En début d’après-midi, le gouvernement fédéral va recevoir la confiance du parlement. La fin de l’épisode 1 de la saison 2 de la Vivaldi sera sans surprise, après le cliffhanger, le suspens final de la saison 1 : la Vivaldi allait-elle atterrir sur un accord budgétaire, de relance et de réformes, et ce, dans les temps ?
Aviez-vous déjà percuté que vers la fin de nombreux films grand public, ou lors de l’avant-dernier épisode d’une saison de série télé, le ou les personnages principaux sont dans une situation désespérée, à deux doigts d’échouer ? Et puis, on ne sait comment, souvent par la force de l’abnégation, par un coup de chance ou par une paresse scénaristique, l’incroyable se produit et la victoire est à la clé. C’est un peu ça qui s’est passé en début de semaine. On a même eu droit à la scène post-générique où le PS dit qu’il n’y a pas d’accord. Puis la deuxième scène post-générique, comme dans les films Marvel, où on apprend qu’en fait, l’accord est scellé.

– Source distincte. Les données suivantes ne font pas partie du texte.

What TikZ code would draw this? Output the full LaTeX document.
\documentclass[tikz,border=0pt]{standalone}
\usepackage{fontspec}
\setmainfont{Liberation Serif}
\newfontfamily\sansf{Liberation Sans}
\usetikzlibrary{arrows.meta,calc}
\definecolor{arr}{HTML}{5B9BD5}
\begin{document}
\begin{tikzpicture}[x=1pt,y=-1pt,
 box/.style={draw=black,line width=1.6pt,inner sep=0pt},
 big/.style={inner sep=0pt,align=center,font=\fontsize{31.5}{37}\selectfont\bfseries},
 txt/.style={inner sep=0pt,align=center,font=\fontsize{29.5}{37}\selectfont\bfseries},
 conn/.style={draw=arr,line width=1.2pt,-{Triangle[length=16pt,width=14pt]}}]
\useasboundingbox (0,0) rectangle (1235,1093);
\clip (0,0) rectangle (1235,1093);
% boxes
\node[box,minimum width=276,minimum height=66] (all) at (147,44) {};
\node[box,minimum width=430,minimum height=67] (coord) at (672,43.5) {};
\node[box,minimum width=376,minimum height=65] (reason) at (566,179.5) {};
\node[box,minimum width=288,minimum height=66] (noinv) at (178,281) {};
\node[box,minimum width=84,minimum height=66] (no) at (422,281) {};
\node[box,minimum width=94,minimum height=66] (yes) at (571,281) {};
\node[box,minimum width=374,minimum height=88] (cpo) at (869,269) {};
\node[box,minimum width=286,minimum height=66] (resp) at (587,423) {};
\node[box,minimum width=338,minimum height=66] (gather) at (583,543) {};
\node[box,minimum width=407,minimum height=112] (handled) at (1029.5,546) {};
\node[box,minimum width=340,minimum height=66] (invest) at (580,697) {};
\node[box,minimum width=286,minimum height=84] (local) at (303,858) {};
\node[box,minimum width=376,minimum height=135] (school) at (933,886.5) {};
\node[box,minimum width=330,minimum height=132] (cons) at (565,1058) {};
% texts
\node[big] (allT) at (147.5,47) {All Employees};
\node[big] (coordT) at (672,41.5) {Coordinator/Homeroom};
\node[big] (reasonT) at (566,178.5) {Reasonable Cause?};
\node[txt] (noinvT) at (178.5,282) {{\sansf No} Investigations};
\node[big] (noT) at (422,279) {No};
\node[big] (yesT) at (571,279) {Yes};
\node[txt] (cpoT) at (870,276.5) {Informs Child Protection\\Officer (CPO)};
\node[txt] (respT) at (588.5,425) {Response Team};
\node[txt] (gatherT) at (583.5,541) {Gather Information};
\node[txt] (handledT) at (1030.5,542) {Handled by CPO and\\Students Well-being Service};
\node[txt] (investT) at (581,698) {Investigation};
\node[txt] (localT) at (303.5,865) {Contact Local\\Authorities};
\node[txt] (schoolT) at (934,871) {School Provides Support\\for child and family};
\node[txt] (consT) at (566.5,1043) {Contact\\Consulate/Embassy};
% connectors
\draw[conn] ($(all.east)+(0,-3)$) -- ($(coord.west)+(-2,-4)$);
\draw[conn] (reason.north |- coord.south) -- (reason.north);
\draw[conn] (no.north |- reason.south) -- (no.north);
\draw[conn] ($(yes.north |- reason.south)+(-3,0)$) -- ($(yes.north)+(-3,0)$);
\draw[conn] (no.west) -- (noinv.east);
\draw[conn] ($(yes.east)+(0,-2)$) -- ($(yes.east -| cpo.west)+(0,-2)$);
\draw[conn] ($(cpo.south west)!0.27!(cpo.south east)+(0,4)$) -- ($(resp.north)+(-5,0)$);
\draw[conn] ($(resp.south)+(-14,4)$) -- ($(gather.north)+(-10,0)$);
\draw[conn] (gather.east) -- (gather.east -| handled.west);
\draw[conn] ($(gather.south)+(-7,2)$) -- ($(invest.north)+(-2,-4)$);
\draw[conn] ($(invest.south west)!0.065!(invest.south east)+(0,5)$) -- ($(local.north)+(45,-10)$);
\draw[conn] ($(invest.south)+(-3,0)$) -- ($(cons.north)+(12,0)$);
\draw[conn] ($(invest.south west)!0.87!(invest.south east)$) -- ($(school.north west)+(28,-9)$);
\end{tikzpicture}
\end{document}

Un scénario plus ou moins bien ficelé ?
Oui et non. Une membre du comité ministériel restreint, Sophie Wilmès, a quitté avec fracas les négociations en pleine nuit, ça, ce n’est jamais bon. Mais elle n’a pas coupé court au conclave, elle a attendu, depuis son cabinet, que les autres lui proposent quelque chose d’acceptable. Ce qui est arrivé, sans surprise, car comme dans la fiction ciné-télé, les négociations politiques belges sont régies par une série de règles tacites. Ces règles, elles sont parfaitement bien expliquées et résumées dans un "Dossier du CRISP" datant de 2015 et signé Renaud Witmeur, actuellement patron de Nethys, mais par le passé, membre de plusieurs cabinets socialistes. Et parmi ces règles tacites, il y a la quasi-impossibilité de "faire un coup". Si vous humiliez votre partenaire sur un dossier, vous ne pourrez plus compter sur lui ou elle à l’avenir, pour négocier d’autres choses. Et vu la longueur des carrières politiques chez nous, et les nécessaires coalitions à chaque élection, vous risquez de retomber sur cette personne humiliée. Même chose aux niveaux des partis politiques, des présidents de parti. Enfin presque. Voici une autre règle : "nombre de responsables politiques veillent à traiter leurs adversaires avec correction et à rechercher l’équilibre". Dans cette coalition Vivaldi, au minimum entre bleus et rouges, ça tape beaucoup, ça tape même trop. La recherche de l’équilibre n’a pas été la priorité de Paul Magnette ou Georges-Louis Bouchez. Chacun est monté très haut : le socialiste demandait, en septembre, 1 milliard et demi d’investissements chaque année d’ici 2024. Au final, l’investissement total décidé par le gouvernement est d’un milliard d’ici 2024. Le libéral, lui, voulait retirer aux syndicats le versement des allocations de chômage et sanctionner les chômeurs qui refusent un métier en pénurie. Rien de tout cela n’a été décidé. Et un peu comme à la fin de l’hiver dernier, quand et l’un et l’autre demandaient avec force la réouverture de certains secteurs fermés par le covid, ces deux présidents ont dû constater que crier très fort ne servait parfois pas à grand-chose, et même s’ils sont en contact avec leur vice-premier ou vice-première au sein du Kern, ils ne sont pas au gouvernement. C’était déjà l’une des conclusions qu’on pouvait tirer du déroulé de la saison 1 de la Vivaldi.
Quelle saison 2 ?
Elle sera difficile, cette saison 2, parce qu’une série de dossiers compliqués va débouler. Vous les connaissez, ces dossiers, le nucléaire, les pensions, la réforme fiscale, la réforme de l’emploi. L’une des règles tacites de la négociation, chez nous, c’est "élargir le sujet de la discussion afin d’aboutir à un ensemble plus large dans lequel chacun peut obtenir des victoires et accepter des concessions." Mais ces quatre gros dossiers seront normalement traités séparément. Et si certains sont très compliqués car aussi très symboliques, d’autres, comme le nucléaire, sont à première vue assez binaires. Et en ce début de saison 2, après le très difficile atterrissage du budget, dont au final les décisions ne sont pas révolutionnaires, on peut raisonnablement s’inquiéter. La confiance, déjà pas bien grande, s’est un peu plus fissurée, ce week-end. Il va falloir la restaurer. Pour que, comme ça arrive malheureusement souvent dans les séries télé, la deuxième saison ne soit pas très décevante.